“…And somewhere men are laughing, and little children shout; but there is no joy in Mudville – mighty Casey has struck out.” – Ernest Thayer, from the poem “Casey at the bat,” June 3, 1888

Major League Baseball celebrated the 100th anniversary of the World Series in 2003. In the first-ever World Series that year, the Boston Pilgrims (now known as the Red Sox) defeated the Pittsburgh Pirates, 5 games to 3. The Series was originally a best-of-nine format.

The 2003 season also marked the 100th anniversary of the event that started the great debate over who “invented” baseball.

There are two competing stories, and they involve two men who were born within a year of each other and died within a year of each other. In fact, both men had died by the time the great debate began. It was either bank clerk Alexander Cartwright or Civil War veteran Abner Doubleday, whose great-great-grand-nephew is co-owner of the New York Mets.

How the debate began

The debate began when baseball writer/historian Henry Chadwick, who wrote baseball’s first rulebook in 1858, declared in Albert Spalding’s “Baseball Guide of 1903” that baseball had been derived from an English game called “rounders.”
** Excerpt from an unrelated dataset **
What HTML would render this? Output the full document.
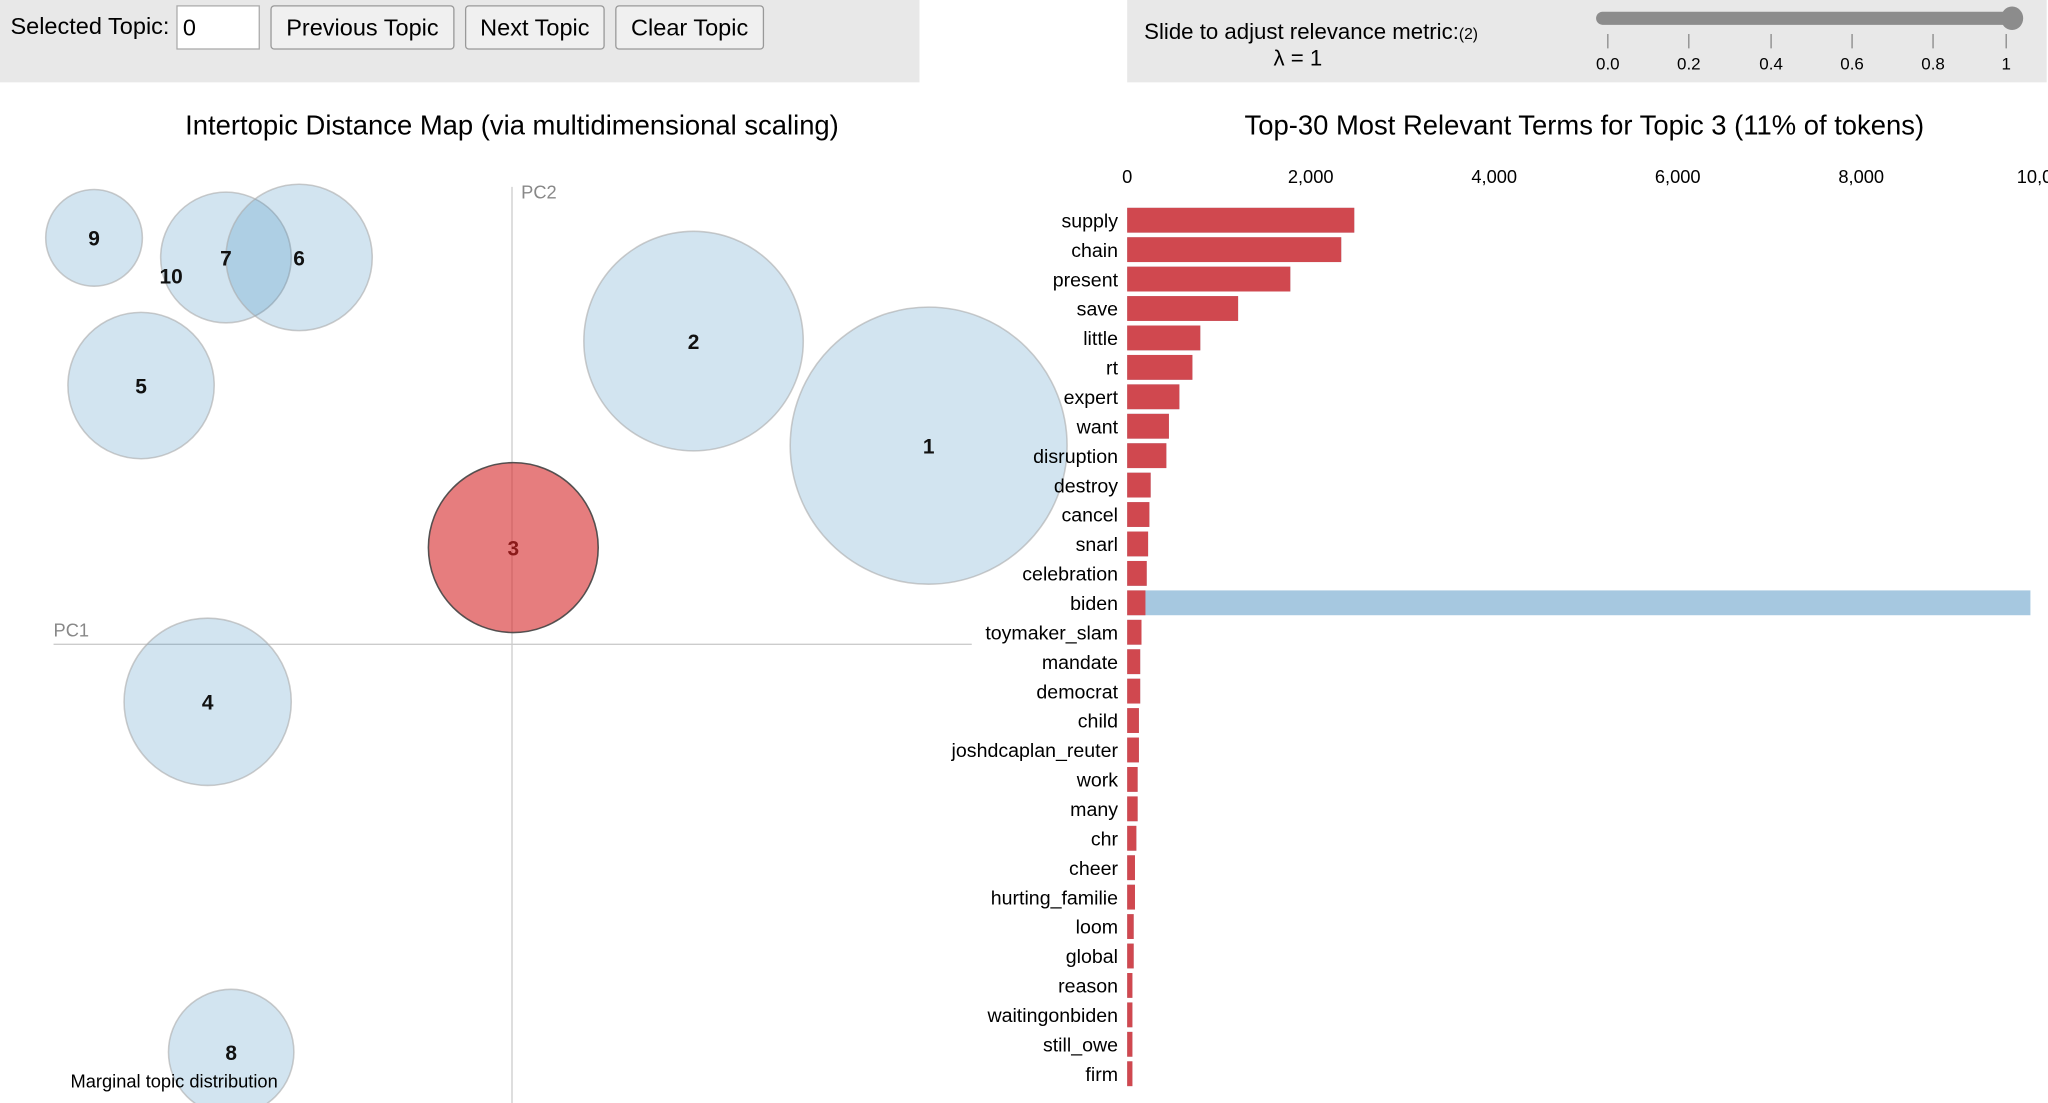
<!DOCTYPE html>
<html><head><meta charset="utf-8">
<style>
html,body{margin:0;padding:0;background:#fff;overflow:hidden}
#wrap{width:2048px;height:1103px;overflow:hidden;position:relative}
#stage{position:absolute;left:0;top:0;width:1568px;height:844px;transform-origin:0 0;transform:scale(1.30612,1.3069);font-family:"Liberation Sans",Arial,sans-serif;color:#000}
.panel{position:absolute;background:#e8e8e8;top:0;height:63px}
.btn{position:absolute;top:4px;height:34px;border:1px solid #999;border-radius:3px;background:#f0f0f0;font-size:18px;line-height:32px;text-align:center;box-sizing:border-box}
</style></head><body>
<div id="wrap">
<div id="stage">
  <div class="panel" style="left:0;width:704px">
    <span style="position:absolute;left:8px;top:10px;font-size:18px">Selected Topic:</span>
    <div style="position:absolute;left:135px;top:4px;width:64px;height:34px;background:#fff;border:1px solid #aaa;box-sizing:border-box;font-size:18px;line-height:32px;padding-left:4px">0</div>
    <div class="btn" style="left:207px;width:141px">Previous Topic</div>
    <div class="btn" style="left:356px;width:107px">Next Topic</div>
    <div class="btn" style="left:471px;width:114px">Clear Topic</div>
  </div>
  <div class="panel" style="left:863px;width:704px">
    <span style="position:absolute;left:13px;top:15px;font-size:17px">Slide to adjust relevance metric:<span style="font-size:12px">(2)</span></span>
    <span style="position:absolute;left:112px;top:35px;font-size:17px">λ = 1</span>
    <div style="position:absolute;left:359px;top:9px;width:324px;height:10px;background:#8c8c8c;border-radius:5px"></div>
    <div style="position:absolute;left:669px;top:5px;width:17px;height:18px;background:#8c8c8c;border-radius:50%"></div>
    <svg style="position:absolute;left:0;top:0" width="704" height="63">
      <g stroke="#888" stroke-width="1">
        <line x1="368" y1="26" x2="368" y2="37"/><line x1="430" y1="26" x2="430" y2="37"/><line x1="493" y1="26" x2="493" y2="37"/><line x1="555" y1="26" x2="555" y2="37"/><line x1="617" y1="26" x2="617" y2="37"/><line x1="673" y1="26" x2="673" y2="37"/>
      </g>
      <g font-size="13" text-anchor="middle" font-family="Liberation Sans, sans-serif">
        <text x="368" y="53">0.0</text><text x="430" y="53">0.2</text><text x="493" y="53">0.4</text><text x="555" y="53">0.6</text><text x="617" y="53">0.8</text><text x="673" y="53">1</text>
      </g>
    </svg>
  </div>
  <svg id="chart" style="position:absolute;left:0;top:0" width="1568" height="844" font-family="Liberation Sans, sans-serif"></svg>
</div>
</div>
<script>
const topicIds=[9,7,6,5,2,1,3,4,8,10];
const topicX=[72,173,229,108,531,711,393,159,177,131];
const topicY=[182,197,197,295,261,341,419,537,805,211];
const topicR=[37,50,56,56,84,106,65,64,48,0];
const terms=["supply","chain","present","save","little","rt","expert","want","disruption","destroy","cancel","snarl","celebration","biden","toymaker_slam","mandate","democrat","child","joshdcaplan_reuter","work","many","chr","cheer","hurting_familie","loom","global","reason","waitingonbiden","still_owe","firm"];
const topicFreq=[2475,2333,1778,1209,797,711,569,455,427,256,242,228,213,199,156,142,142,128,128,114,114,100,85,85,71,71,57,57,57,57];
const totalFreq=[2475,2333,1778,1209,797,711,569,455,427,256,242,228,213,9844,156,142,142,128,128,114,114,100,85,85,71,71,57,57,57,57];
const xTicks=[0,2000,4000,6000,8000,10000];
const xTickLabels=["0","2,000","4,000","6,000","8,000","10,000"];

const NS="http://www.w3.org/2000/svg";
const svg=document.getElementById('chart');
function mk(tag,attrs,parent){const e=document.createElementNS(NS,tag);for(const k in attrs)e.setAttribute(k,attrs[k]);(parent||svg).appendChild(e);return e;}
function txt(s,attrs){const e=mk('text',attrs);e.textContent=s;return e;}

let t=txt("Intertopic Distance Map (via multidimensional scaling)",{x:392,y:103,'font-size':21,'text-anchor':'middle'});


t=txt("Top-30 Most Relevant Terms for Topic 3 (11% of tokens)",{x:1213,y:103,'font-size':21,'text-anchor':'middle'});



let l=mk('line',{x1:392,y1:143,x2:392,y2:844,stroke:'#ccc','stroke-width':1});


l=mk('line',{x1:41,y1:493,x2:744,y2:493,stroke:'#ccc','stroke-width':1});


t=txt("PC2",{x:399,y:152,'font-size':14,fill:'#888'});


t=txt("PC1",{x:41,y:487,'font-size':14,fill:'#888'});



topicIds.forEach((id,i)=>{
  const sel=id===3;
  const c=mk('circle',{cx:topicX[i],cy:topicY[i],r:topicR[i],fill:sel?'#d62728':'#1f77b4','fill-opacity':sel?0.6:0.2,stroke:sel?'#444':'#aaa','stroke-width':1.2,'stroke-opacity':sel?0.9:0.6});
  
  
});
topicIds.forEach((id,i)=>{
  const tl=txt(String(id),{x:topicX[i],y:topicY[i]+6,'font-size':16,'font-weight':'bold','text-anchor':'middle',fill:id===3?'#8b1a1a':'#111'});
  
  
});
t=txt("Marginal topic distribution",{x:54,y:832,'font-size':14});



const x0=863, pxPer=562/8000;
const xs=v=>x0+v*pxPer;
const rowY=i=>159+i*22.52;
const barH=19;
xTicks.forEach((v,i)=>{
  const tk=txt(xTickLabels[i],{x:xs(v),y:140,'font-size':14,'text-anchor':'middle'});
  
  
});
terms.forEach((term,i)=>{
  const b=mk('rect',{x:x0,y:rowY(i),width:xs(totalFreq[i])-x0,height:barH,fill:'#a6c8e0'});
  
  
  const r=mk('rect',{x:x0,y:rowY(i),width:xs(topicFreq[i])-x0,height:barH,fill:'#d0484f'});
  
  
  const lb=txt(term,{x:856,y:rowY(i)+15,'font-size':15,'text-anchor':'end'});
  
  
});
</script>
</body></html>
Spalding was a former Major League pitcher and manager for the Chicago Cubs (originally known as the Chicago White Stockings).

Since he didn’t want to accept that the game he loved could have come from the British, he commissioned a panel in 1904 to determine the game’s origins. The panel, which included two U.S. senators and was chaired by a former National League president who probably never heard of Alexander Cartwright, also didn’t want to accept the possibility that baseball might have British roots.

Their choice as the inventor of baseball was Doubleday – who, by the way, has the distinction of being the soldier who fired the first shot in defense for the Union during the Civil War at Fort Sumter, S.C. The only evidence the panel had in support of Doubleday was a letter they received from an elderly man who claimed he was a boyhood friend of Doubleday’s.

In his letter, he claimed that he saw Doubleday invent baseball in Cooperstown in 1839, when he organized two teams in a game that included bases and a ball. Most of the other research for this panel was done by an employee of the publishing company Spalding owned.

There was plenty of evidence to suggest that Doubleday did not invent baseball, though. For example, he kept diaries and was a skilled public speaker, but there was never any mention of baseball in his writings or his speeches. You would think that a person who invents a new sport would mention it somewhere along the way.

Cartwright, on the other hand, established many of baseball’s basic rules. He established that the distance between bases is to be 90 feet, that the game is to be played by nine-person teams for nine innings, and that each team gets three outs per inning.

Besides adding the position of shortstop, he eliminated the rule that allowed the defense to get a runner out by throwing the ball at him.

He also divided the field into fair and foul territory. Many believe that September 1845 is when Cartwright invented the game at age 25, and his Knickerbocker baseball club played its first game the following year in Hoboken, N.J.

To further complicate matters, there were claims that there was another Abner Doubleday. The game that the original Doubleday’s childhood friend had claimed to see him invent was actually a form of the British-based rounders game mentioned earlier, called “Town Ball.”

Years later, a baseball with the cover nearly completely torn off was found in this man’s attic; it became known as the “Doubleday” baseball, and it sits in the Hall of Fame.

Who is in the Hall of Fame?

Where can you find most of this information about Cartwright’s contributions to the rules?

On his Hall of Fame plaque, which also lists him as the “Father of Modern Baseball.” Cartwright’s plaque doesn’t claim that he invented the game, but he is in the Hall of Fame, while Doubleday is not.

So who did invent baseball – Alexander Cartwright or Abner Doubleday? You have to decide for yourself. Even though the evidence favors Cartwright over Doubleday, no one knows for sure because there wasn’t enough proof at the time – more than 150 years ago. Plus, there were accounts of “baseball” being played as early as the 1820s and 1830s in the Northeast, although those games may or may not have resembled today’s game.

Personally, I believe that Spalding – whose company, named Spalding, manufactures sports equipment – established his panel for one purpose only: to manufacture an American origin for baseball.

Activity guide for students

This one requires a little more research: Searching through the library, find out who invented the following sports, and in what year: basketball, football, soccer, hockey and horse racing.